2025-09-08
I've been dealing with feelings of despair yet again. For me, it's been hard to distinguish between what outcomes of my life were a result of poor decision-making and what outcomes were a result of my mental illness. I look at my life and see how much I've truly fucked up—all the benders, missed opportunities, failed ventures. It makes me wonder why it all went down the way it did. One thing that I get upset about is that I know that I'm a smart person. Basically everyone I've ever met has called me smart at some point, so at the very least I can safely say that I am perceived as smart. When I was younger, it was a source of pride for me and I tied my intelligence deeply to my identity. But now that I'm in this position in life—not gainfully employed, in a bunch of debt, bad credit, living with my parents, no "successful" ventures, still (kind of) a drug addict, pushing thirty—I feel a lot less pride about my intelligence and see it more as a curse than a gift.
I feel like there was this big expectation of me, as is the case with a lot of smart people, that I would become this super industrious and successful person. People might have thought that I'd become a successful business owner, have some hot shot job, be a widely published and cited academic, or something like that. Instead, I became a disillusioned rebel after graduating high school. My first two years of college showed me just how much bullshit there was in the world. I began to figure out slowly that most of society was a racket. I could go on diatribe after diatribe about what's wrong with x, y, or z thing but essentially, I found out that all of the things that people expected someone like me to be were not what I wanted to be at all. I don't want to live in that kind of world. So I dropped out of school and decided to work more in dangerous fields. I was more risky in making deliveries as a bike messenger. I sold drugs because I wanted easy cash and to never run out for myself. I had my psychotic episodes happen and I kept getting sicker and sicker. Nowadays people don't see any kind of potential—they just feel pity.

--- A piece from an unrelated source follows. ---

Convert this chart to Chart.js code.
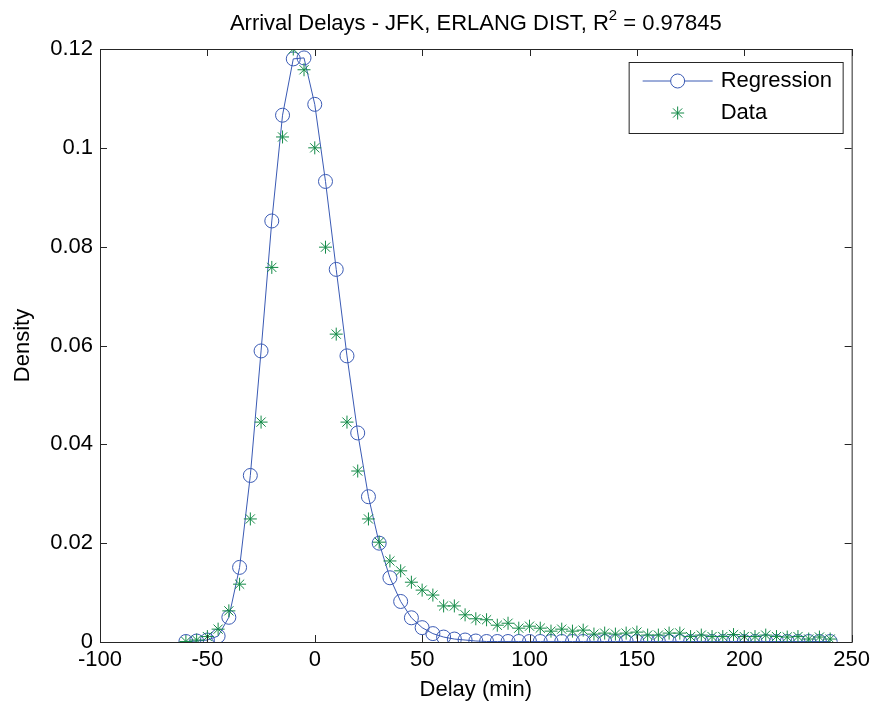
<!DOCTYPE html>
<html>
<head>
<meta charset="utf-8">
<script src="https://cdn.jsdelivr.net/npm/chart.js@4"></script>
<style>
  body { margin: 0; background: #fff; }
  canvas { display: block; }
</style>
</head>
<body>
<canvas id="delays" width="875" height="706"></canvas>
<script>
// delay bins (min), every 5 minutes
const delays = [];
for (let d = -60; d <= 240; d += 5) delays.push(d);

// fitted erlang density
const regression = [
  0.0001, 0.0002, 0.0004, 0.0012, 0.0050, 0.0151, 0.0337, 0.0589, 0.0852, 0.1066,
  0.1180, 0.1182, 0.1088, 0.0932, 0.0754, 0.0579, 0.0423, 0.0294, 0.0200, 0.0130,
  0.0082, 0.0049, 0.0029, 0.0017, 0.0010, 0.0006, 0.0004, 0.0002, 0.0001, 0.0001,
  0.0001, 0.0001, 0.0001, 0.0001, 0.0001, 0.0001, 0.0001, 0.0001, 0.0001, 0.0001,
  0.0001, 0.0001, 0.0001, 0.0001, 0.0001, 0.0001, 0.0001, 0.0001, 0.0001, 0.0001,
  0.0001, 0.0001, 0.0001, 0.0001, 0.0001, 0.0001, 0.0001, 0.0001, 0.0001, 0.0001,
  0.0001
];

// observed density
const observed = [
  0.0001, 0.0004, 0.0011, 0.0026, 0.0063, 0.0117, 0.0249, 0.0445, 0.0758, 0.1022,
  0.1200, 0.1158, 0.1000, 0.0799, 0.0623, 0.0445, 0.0346, 0.0249, 0.0202, 0.0164,
  0.0144, 0.0121, 0.0105, 0.0095, 0.0073, 0.0073, 0.0055, 0.0047, 0.0045, 0.0034,
  0.0038, 0.0028, 0.0032, 0.0028, 0.0022, 0.0026, 0.0022, 0.0024, 0.0016, 0.0018,
  0.0016, 0.0018, 0.0020, 0.0014, 0.0014, 0.0018, 0.0018, 0.0011, 0.0014, 0.0011,
  0.0011, 0.0015, 0.0011, 0.0011, 0.0014, 0.0011, 0.0010, 0.0011, 0.0006, 0.0010,
  0.0006
];

const xTicks = [-100, -50, 0, 50, 100, 150, 200, 250];
const yTicks = [0, 0.02, 0.04, 0.06, 0.08, 0.1, 0.12];

const BLUE = '#3a5ab4';
const GREEN = '#138a47';
const FONT = '"Liberation Sans", Arial, sans-serif';
const FS = 22;

const toPoints = ys => delays.map((d, i) => ({ x: d, y: ys[i] }));

// matlab-ish frame: box, inward ticks on all four sides, title, legend
const matlabFrame = {
  id: 'matlabFrame',
  afterDraw(chart) {
    const { ctx, chartArea: a, scales: { x, y } } = chart;
    ctx.save();
    ctx.strokeStyle = '#262626';
    ctx.lineWidth = 1;
    ctx.strokeRect(a.left + 0.5, a.top + 0.5, a.right - a.left, a.bottom - a.top);
    const len = 7;
    ctx.beginPath();
    xTicks.forEach(v => {
      const px = Math.round(x.getPixelForValue(v)) + 0.5;
      ctx.moveTo(px, a.bottom); ctx.lineTo(px, a.bottom - len);
      ctx.moveTo(px, a.top); ctx.lineTo(px, a.top + len);
    });
    yTicks.forEach(v => {
      const py = Math.round(y.getPixelForValue(v)) + 0.5;
      ctx.moveTo(a.left, py); ctx.lineTo(a.left + len, py);
      ctx.moveTo(a.right, py); ctx.lineTo(a.right - len, py);
    });
    ctx.stroke();

    // title with superscript
    ctx.fillStyle = '#000';
    ctx.textBaseline = 'alphabetic';
    const part1 = 'Arrival Delays - JFK, ERLANG DIST, R';
    const sup = '2';
    const part2 = ' = 0.97845';
    ctx.font = FS + 'px ' + FONT;
    const w1 = ctx.measureText(part1).width;
    const w3 = ctx.measureText(part2).width;
    ctx.font = '15px ' + FONT;
    const w2 = ctx.measureText(sup).width;
    let tx = (a.left + a.right) / 2 - (w1 + w2 + w3) / 2;
    const ty = 30;
    ctx.textAlign = 'left';
    ctx.font = FS + 'px ' + FONT;
    ctx.fillText(part1, tx, ty); tx += w1;
    ctx.font = '15px ' + FONT;
    ctx.fillText(sup, tx, ty - 10); tx += w2;
    ctx.font = FS + 'px ' + FONT;
    ctx.fillText(part2, tx, ty);

    // legend
    const bx = a.right - 223, by = a.top + 13, bw = 214, bh = 71;
    ctx.fillStyle = '#fff';
    ctx.fillRect(bx, by, bw, bh);
    ctx.strokeStyle = '#262626';
    ctx.strokeRect(bx + 0.5, by + 0.5, bw, bh);
    const r1 = by + 19, r2 = by + 51;
    ctx.strokeStyle = BLUE;
    ctx.beginPath();
    ctx.moveTo(bx + 14, r1); ctx.lineTo(bx + 84, r1);
    ctx.stroke();
    ctx.fillStyle = '#fff';
    Chart.helpers.drawPoint(ctx, { pointStyle: 'circle', radius: 7, borderWidth: 1 }, bx + 49, r1);
    ctx.strokeStyle = GREEN;
    Chart.helpers.drawPoint(ctx, { pointStyle: 'star', radius: 6.5, borderWidth: 1 }, bx + 49, r2);
    ctx.fillStyle = '#000';
    ctx.font = FS + 'px ' + FONT;
    ctx.textBaseline = 'middle';
    ctx.fillText('Regression', bx + 92, r1);
    ctx.fillText('Data', bx + 92, r2);
    ctx.restore();
  }
};

new Chart(document.getElementById('delays'), {
  type: 'scatter',
  data: {
    datasets: [
      {
        label: 'Regression',
        data: toPoints(regression),
        showLine: true,
        borderColor: BLUE,
        borderWidth: 1,
        pointStyle: 'circle',
        pointRadius: 7,
        pointBorderWidth: 1,
        pointBorderColor: BLUE,
        pointBackgroundColor: 'rgba(0,0,0,0)',
        order: 2
      },
      {
        label: 'Data',
        data: toPoints(observed),
        showLine: false,
        pointStyle: 'star',
        pointRadius: 6.5,
        pointBorderWidth: 1,
        pointBorderColor: GREEN,
        pointBackgroundColor: GREEN,
        order: 1
      }
    ]
  },
  options: {
    responsive: false,
    animation: false,
    layout: { padding: { left: 0, right: 23, top: 49, bottom: 0 } },
    plugins: {
      legend: { display: false },
      tooltip: { enabled: false }
    },
    scales: {
      x: {
        type: 'linear',
        min: -100,
        max: 250,
        afterFit: s => { s.height = 64; },
        afterBuildTicks: s => { s.ticks = xTicks.map(v => ({ value: v })); },
        grid: { display: false, drawTicks: false },
        border: { display: false },
        ticks: { color: '#000', font: { family: FONT, size: FS }, padding: 5, maxRotation: 0, callback: v => String(v) },
        title: { display: true, text: 'Delay (min)', color: '#000', font: { family: FONT, size: FS }, padding: { top: 0, bottom: 3 } }
      },
      y: {
        type: 'linear',
        min: 0,
        max: 0.12,
        afterFit: s => { s.width = 100; },
        afterBuildTicks: s => { s.ticks = yTicks.map(v => ({ value: v })); },
        grid: { display: false, drawTicks: false },
        border: { display: false },
        ticks: { color: '#000', font: { family: FONT, size: FS }, padding: 7, callback: v => String(v) },
        title: { display: true, text: 'Density', color: '#000', font: { family: FONT, size: FS }, padding: { top: 10, bottom: 0 } }
      }
    }
  },
  plugins: [matlabFrame]
});
</script>
</body>
</html>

I think of what's supposed to happen with me. I think of good and successful things I could do for myself and for others, but I don't really see anything that could happen that I'd feel good about. Most vocations are a joke and truth be told, I don't think I can muster the strength to do anything that's considered "real work". I thought about becoming an electrician with the union and was really set on it for a little while. I started the application process and did my research. I tried getting myself to get up early in the mornings (5 AM rise) and only kept it up for maybe two weeks before I messed up my sleep schedule yet again. That's when I knew it wasn't going to be in the cards for me and that I shouldn't try, so I canceled the application and am trying to find out what the fuck I'm supposed to do. I've been lost for so long and I don't know when I'm going to figure it out. I don't know if I will, and that scares the shit out of me.
My mom was telling me the other day: "If you didn't get sick, you could've become anything you wanted to be." Truthfully, I don't think I would've stacked up to be much at all regardless.